### DIRECTIONS FOR THIS TASK
Go through the data and copy every line exactly, but not the images.

### SOURCE DATA
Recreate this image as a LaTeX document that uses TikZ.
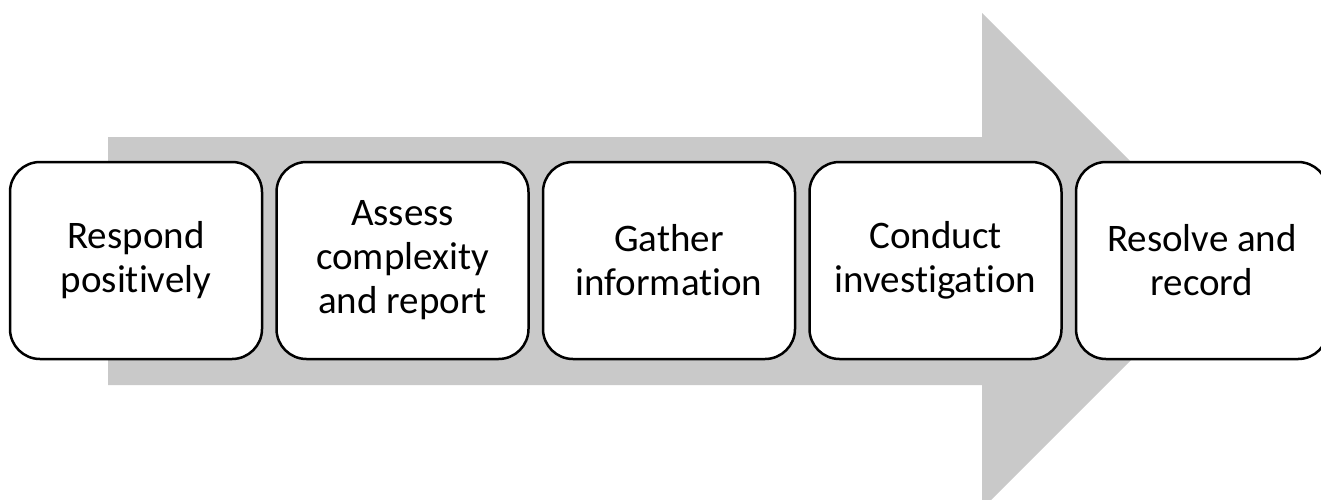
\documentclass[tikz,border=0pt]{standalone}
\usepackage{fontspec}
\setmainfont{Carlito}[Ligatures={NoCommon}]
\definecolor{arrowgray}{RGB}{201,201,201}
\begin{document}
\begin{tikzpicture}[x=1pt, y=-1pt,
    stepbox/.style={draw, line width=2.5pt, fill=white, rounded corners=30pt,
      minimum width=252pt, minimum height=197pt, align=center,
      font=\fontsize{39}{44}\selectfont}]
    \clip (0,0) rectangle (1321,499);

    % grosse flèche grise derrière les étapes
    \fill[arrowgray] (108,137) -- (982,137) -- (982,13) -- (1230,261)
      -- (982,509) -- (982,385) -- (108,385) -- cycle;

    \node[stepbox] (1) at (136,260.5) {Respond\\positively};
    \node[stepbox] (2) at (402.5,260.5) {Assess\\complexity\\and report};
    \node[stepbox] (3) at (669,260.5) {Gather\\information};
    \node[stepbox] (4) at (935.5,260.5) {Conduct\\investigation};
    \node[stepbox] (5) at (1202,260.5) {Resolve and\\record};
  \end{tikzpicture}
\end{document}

### CORRECT RESPONSE
Recreate this image as a LaTeX document that uses TikZ.
\documentclass[tikz,border=0pt]{standalone}
\usepackage{fontspec}
\setmainfont{Carlito}[Ligatures={NoCommon}]
\definecolor{arrowgray}{RGB}{201,201,201}
\begin{document}
\begin{tikzpicture}[x=1pt, y=-1pt,
    stepbox/.style={draw, line width=2.5pt, fill=white, rounded corners=30pt,
      minimum width=252pt, minimum height=197pt, align=center,
      font=\fontsize{39}{44}\selectfont}]
    \clip (0,0) rectangle (1321,499);

    % grosse flèche grise derrière les étapes
    \fill[arrowgray] (108,137) -- (982,137) -- (982,13) -- (1230,261)
      -- (982,509) -- (982,385) -- (108,385) -- cycle;

    \node[stepbox] (1) at (136,260.5) {Respond\\positively};
    \node[stepbox] (2) at (402.5,260.5) {Assess\\complexity\\and report};
    \node[stepbox] (3) at (669,260.5) {Gather\\information};
    \node[stepbox] (4) at (935.5,260.5) {Conduct\\investigation};
    \node[stepbox] (5) at (1202,260.5) {Resolve and\\record};
  \end{tikzpicture}
\end{document}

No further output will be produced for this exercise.